How to Improve the Success of Your Wetlands Mitigation Site

Written by Hugh Mortensen, PWS

Over the years of doing mitigation monitoring, we have found adding spring maintenance inspections to a monitoring program greatly improves the success of mitigation sites. 

A maintenance inspection can help avoid accidentally girdling new trees.

A maintenance inspection can help avoid accidentally girdling new trees.

What do you get out of a maintenance inspection?

Maintenance inspections are an economical way to ensure sites are entering each growing season in a condition that will allow them to succeed.  An inspection typically involves one person briefly visiting a site and developing a “punch list” of maintenance needs.  This list is formatted to be straightforward and easy to understand for maintenance crews in the field. 

An alternative is to have the maintenance supervisor meet with one of our ecologists in the field to explain verbally what is needed.  Either way, the goal is to communicate the most efficient solution to maintenance challenges so the site can meet standards and be signed off by regulatory agencies.

Why does the spring maintenance inspection work?

Success means economy.  Mitigation sites that don’t meet standards incur expensive repairs that are usually not covered in the original project budget.  Frequently on private projects, the repairs exceed the cost of the bonds and sites are simply abandoned for economic reasons. 

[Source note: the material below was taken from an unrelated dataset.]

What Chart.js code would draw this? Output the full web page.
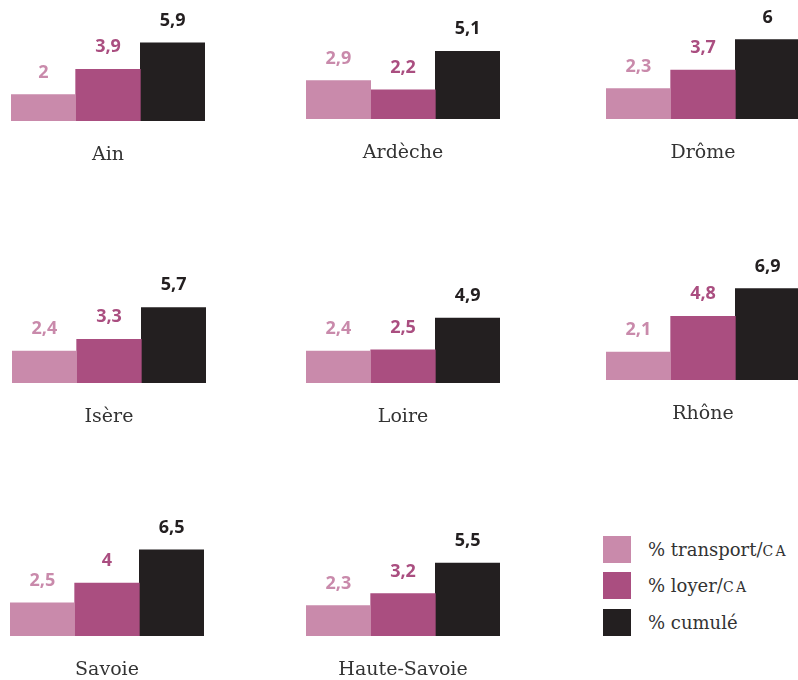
<!DOCTYPE html>
<html lang="fr">
<head>
<meta charset="utf-8">
<title>Transport et loyer / CA par département</title>
<script src="https://cdn.jsdelivr.net/npm/chart.js@4.4.0/dist/chart.umd.min.js"></script>
<style>
  html, body { margin: 0; padding: 0; background: #fff; }
  body { width: 798px; height: 680px; position: relative; overflow: hidden; }
  .panel { position: absolute; }
  #legend { position: absolute; left: 603px; top: 531px; font-family: "DejaVu Serif", serif; font-size: 18px; color: #333; }
  #legend .row { display: flex; align-items: center; height: 36.5px; white-space: nowrap; }
  #legend .box { width: 28px; height: 27px; margin-right: 17px; flex: none; }
  .sc { font-size: 0.78em; letter-spacing: 0.16em; }
</style>
</head>
<body>
<div id="legend"></div>
<script>
// data
const departements = ['Ain', 'Ardèche', 'Drôme', 'Isère', 'Loire', 'Rhône', 'Savoie', 'Haute-Savoie'];
const transport = [2, 2.9, 2.3, 2.4, 2.4, 2.1, 2.5, 2.3];
const loyer     = [3.9, 2.2, 3.7, 3.3, 2.5, 4.8, 4, 3.2];
const cumule    = [5.9, 5.1, 6, 5.7, 4.9, 6.9, 6.5, 5.5];
const seriesNames = ['% transport/CA', '% loyer/CA', '% cumulé'];

const colors = ['#c98aab', '#aa4e80', '#231f20'];

// where each small chart sits (left of first bar, baseline)
const slots = [
    {x: 11, base: 121}, {x: 306, base: 119}, {x: 606, base: 119},
    {x: 12, base: 383}, {x: 306, base: 383}, {x: 606, base: 380},
    {x: 10, base: 636}, {x: 306, base: 636}
];

const PAD_X = 10, PAD_TOP = 20, PLOT_H = 106, AXIS_H = 44, PLOT_W = 194;

/**
 * value above each bar, coloured like its series
 */
const valueLabels = {
    id: 'valueLabels',
    afterDatasetsDraw(chart){
        const ctx = chart.ctx;
        ctx.save();
        ctx.font = 'bold 18px "Open Sans", sans-serif';
        ctx.textAlign = 'center';
        ctx.textBaseline = 'alphabetic';
        chart.data.datasets.forEach((ds, i) => {
            chart.getDatasetMeta(i).data.forEach((bar, j) => {
                ctx.fillStyle = colors[i];
                ctx.fillText(String(ds.data[j]).replace('.', ','), bar.x, bar.y - 17);
            });
        });
        ctx.restore();
    }
};

function makePanel(k){
    const slot = slots[k];
    const canvas = document.createElement('canvas');
    canvas.className = 'panel';
    const w = PLOT_W + 2 * PAD_X, h = PAD_TOP + PLOT_H + AXIS_H;
    canvas.style.left = (slot.x - PAD_X) + 'px';
    canvas.style.top = (slot.base - PLOT_H - PAD_TOP) + 'px';
    canvas.style.width = w + 'px';
    canvas.style.height = h + 'px';
    canvas.width = w;
    canvas.height = h;
    document.body.appendChild(canvas);

    const series = [transport, loyer, cumule];

    return new Chart(canvas, {
        type: 'bar',
        data: {
            labels: [departements[k]],
            datasets: series.map((s, i) => ({
                label: seriesNames[i],
                data: [s[k]],
                backgroundColor: colors[i],
                barPercentage: 1,
                categoryPercentage: 1
            }))
        },
        options: {
            responsive: false,
            animation: false,
            layout: { padding: { left: PAD_X, right: PAD_X, top: PAD_TOP, bottom: 0 } },
            plugins: { legend: { display: false }, tooltip: { enabled: false } },
            scales: {
                x: {
                    grid: { display: false, drawTicks: false },
                    border: { display: false },
                    ticks: {
                        color: '#333',
                        padding: 23,
                        font: { family: '"DejaVu Serif", serif', size: 19 }
                    },
                    afterFit(scale){ scale.height = AXIS_H; }
                },
                y: { display: false, min: 0, max: 8 }
            }
        },
        plugins: [valueLabels]
    });
}

departements.forEach((d, k) => makePanel(k));

// legend
const legend = document.getElementById('legend');
seriesNames.forEach((name, i) => {
    const row = document.createElement('div');
    row.className = 'row';
    const box = document.createElement('div');
    box.className = 'box';
    box.style.background = colors[i];
    const txt = document.createElement('span');
    txt.innerHTML = name.replace('CA', '<span class="sc">CA</span>');
    row.appendChild(box);
    row.appendChild(txt);
    legend.appendChild(row);
});
</script>
</body>
</html>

Beyond direct economic advantages, sites that do meet expectations have the distinct advantage of continued goodwill with regulatory agencies.  For most of our clients, permits are not a one-time event; they continue to need local, state and federal permits as a regular part of their business.  Therefore, maintaining positive relationships with agencies has the benefit of ensuring future permits are not overly scrutinized, delayed or denied outright.